332 tests across 10 files, all running in ~5 seconds:

| File | Focus |
|------|-------|
| test_wan_config.py | Config presets, field validation |
| test_wan_attention.py | Self/cross attention, RMSNorm, bf16 autocast |
| test_wan_transformer.py | FFN, attention block, float32 modulation |
| test_wan_model.py | Full DiT forward pass, per-token timesteps |
| test_wan_t5.py | T5 encoder layers and full encoding |
| test_wan_vae.py | VAE 2.1 decoder, VAE 2.2 encoder + decoder |
| test_wan_scheduler.py | All 3 schedulers, cross-scheduler coherence |
| test_wan_convert.py | Weight sanitization and conversion |
| test_wan_generate.py | End-to-end pipeline, I2V masks, dimension alignment |
| test_wan_i2v.py | I2V-14B config, y parameter, VAE encoder, mask construction |

Tests use a tiny config (`dim=64, heads=2, layers=2`) for fast execution.

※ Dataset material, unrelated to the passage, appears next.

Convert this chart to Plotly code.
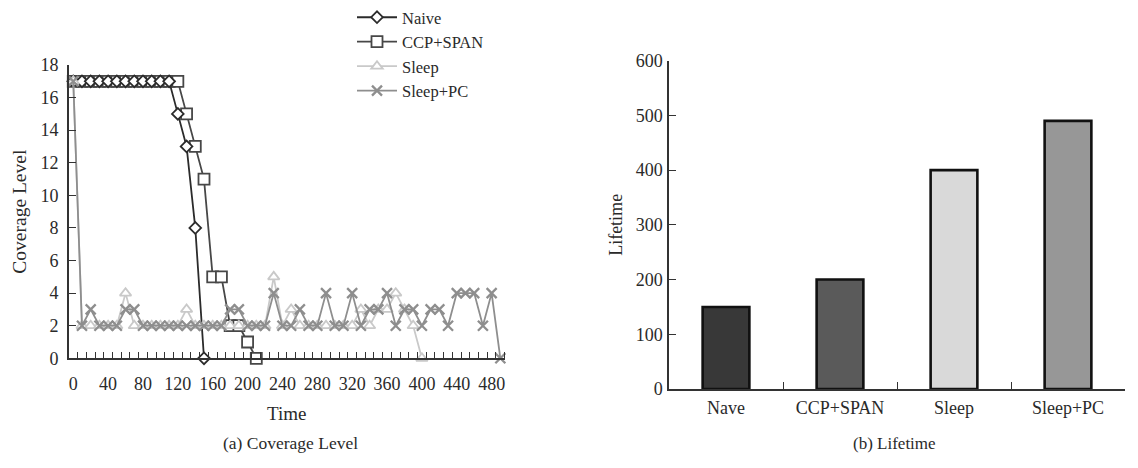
import plotly.graph_objects as go

# ---------------- data ----------------
time = [0, 10, 20, 30, 40, 50, 60, 70, 80, 90,
        100, 110, 120, 130, 140, 150, 160, 170, 180, 190,
        200, 210, 220, 230, 240, 250, 260, 270, 280, 290,
        300, 310, 320, 330, 340, 350, 360, 370, 380, 390,
        400, 410, 420, 430, 440, 450, 460, 470, 480, 490]

naive = [17, 17, 17, 17, 17, 17, 17, 17, 17, 17, 17, 17, 15, 13, 8, 0]

ccp_span = [17, 17, 17, 17, 17, 17, 17, 17, 17, 17, 17, 17, 17,
            15, 13, 11, 5, 5, 2, 2, 1, 0]

sleep = [17, 2, 2, 2, 2, 2, 4, 2, 2, 2,
         2, 2, 2, 3, 2, 2, 2, 2, 2, 2,
         2, 2, 2, 5, 2, 3, 2, 2, 2, 2,
         2, 2, 2, 3, 2, 3, 3, 4, 3, 2,
         0]

sleep_pc = [17, 2, 3, 2, 2, 2, 3, 3, 2, 2,
            2, 2, 2, 2, 2, 2, 2, 2, 3, 3,
            2, 2, 2, 4, 2, 2, 3, 2, 2, 4,
            2, 2, 4, 2, 3, 3, 4, 2, 3, 3,
            2, 3, 3, 2, 4, 4, 4, 2, 4, 0]

x_tick_labels = [0, 40, 80, 120, 160, 200, 240, 280, 320, 360, 400, 440, 480]

bar_categories = ["Nave", "CCP+SPAN", "Sleep", "Sleep+PC"]
lifetime = [150, 200, 400, 490]

# ---------------- styling ----------------
OFF = 8                      # default page body margin
W, H = 1138 - OFF, 468 - OFF
FONT = "Liberation Serif, Times New Roman, serif"
AX = "#333333"
TXT = "#2a2a2a"


def px(x):
    return (x - OFF) / W


def py(y):
    return 1 - (y - OFF) / H


fig = go.Figure()

series = [
    # name, y, line color, symbol, size, fill, rank
    ("CCP+SPAN", ccp_span, "#474747", "square", 11, "white", 2),
    ("Naive", naive, "#2b2b2b", "diamond", 9, "white", 1),
    ("Sleep", sleep, "#c9c9c9", "triangle-up", 10, "white", 3),
    ("Sleep+PC", sleep_pc, "#8e8e8e", "x-thin", 10, "#8e8e8e", 4),
]

for name, ys, col, sym, size, fill, rank in series:
    fig.add_trace(go.Scatter(
        x=time[:len(ys)], y=ys, name=name, mode="lines+markers",
        line=dict(color=col, width=1.8),
        marker=dict(symbol=sym, size=size, color=fill,
                    line=dict(color=col, width=2.3 if sym == "x-thin" else 1.8)),
        legendrank=rank, cliponaxis=False,
        xaxis="x", yaxis="y",
    ))

fig.add_trace(go.Bar(
    x=bar_categories, y=lifetime,
    marker=dict(color=["#383838", "#5a5a5a", "#d9d9d9", "#979797"],
                line=dict(color="#111111", width=2.6)),
    width=0.41, showlegend=False, xaxis="x2", yaxis="y2",
))

axis_common = dict(showline=True, linecolor=AX, linewidth=1.5, showgrid=False,
                   zeroline=False, tickfont=dict(family=FONT, size=18, color=TXT),
                   tickcolor=AX)

fig.update_layout(
    width=W, height=H, autosize=False,
    margin=dict(l=0, r=0, t=0, b=0, autoexpand=False),
    paper_bgcolor="white", plot_bgcolor="white",
    font=dict(family=FONT, size=16, color=TXT),
    xaxis=dict(
        **axis_common,
        domain=[px(68.9), px(504.7)], range=[-5, 495], anchor="y",
        tickmode="array", tickvals=x_tick_labels,
        ticktext=[str(v) for v in x_tick_labels],
        ticks="", ticklabelstandoff=8,
        minor=dict(tickmode="linear", tick0=-5, dtick=10, ticks="inside",
                   ticklen=7, tickwidth=1.3, tickcolor=AX),
        title=dict(text="Time", font=dict(family=FONT, size=19, color=TXT), standoff=14),
    ),
    yaxis=dict(
        **axis_common,
        domain=[py(358.3), py(65)], range=[0, 18], anchor="x",
        tickmode="linear", tick0=0, dtick=2, ticks="inside", ticklen=7, tickwidth=1.3,
        ticklabelstandoff=5,
        title=dict(text="Coverage Level", font=dict(family=FONT, size=19.5, color=TXT), standoff=9),
    ),
    xaxis2=dict(
        **axis_common,
        domain=[px(669), px(1125)], type="category", range=[-0.5, 3.5], anchor="y2",
        tickson="boundaries", ticks="inside", ticklen=7, tickwidth=1.3,
        ticklabelstandoff=2,
    ),
    yaxis2=dict(
        **axis_common,
        domain=[py(389), py(60.7)], range=[0, 600], anchor="x2",
        tickmode="linear", tick0=0, dtick=100, ticks="inside", ticklen=7, tickwidth=1.3,
        ticklabelstandoff=1,
        title=dict(text="Lifetime", font=dict(family=FONT, size=18, color=TXT), standoff=8),
    ),
    legend=dict(x=px(352), y=1 + 8 / H, xanchor="left", yanchor="top",
                font=dict(family=FONT, size=16.5, color=TXT),
                bgcolor="rgba(0,0,0,0)", traceorder="normal", itemwidth=40),
    bargap=0.59,
    annotations=[
        dict(text="(a) Coverage Level", x=px(290), y=py(443), xref="paper", yref="paper",
             showarrow=False, font=dict(family=FONT, size=17.5, color=TXT),
             xanchor="center", yanchor="middle"),
        dict(text="(b) Lifetime", x=px(894), y=py(443), xref="paper", yref="paper",
             showarrow=False, font=dict(family=FONT, size=17, color=TXT),
             xanchor="center", yanchor="middle"),
    ],
)

fig.write_html("out.html")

Cross-scheduler coherence tests verify that all three schedulers produce similar outputs from the same noise.

---

## Known Issues

### I2V Quality Degradation

Frames 2–13 gradually degrade, and frame 14 often has a "flash" artifact. All implementation details have been verified against the official PyTorch code with no discrepancies found. Possible causes:
- Subtle numerical differences from float32 vs float64 RoPE (MLX lacks float64 on GPU)
- MLX-specific attention precision behavior
- Better prompts and 720p resolution (the model's native resolution) help reduce artifacts

### Chinese Negative Prompt

The official Wan2.2 uses a Chinese negative prompt that prevents oversaturation and comic-style artifacts. Correct tokenization requires `ftfy.fix_text()` to normalize fullwidth characters and double HTML unescaping. Without proper text cleaning, the negative prompt tokens don't match the training distribution, causing blurry patches.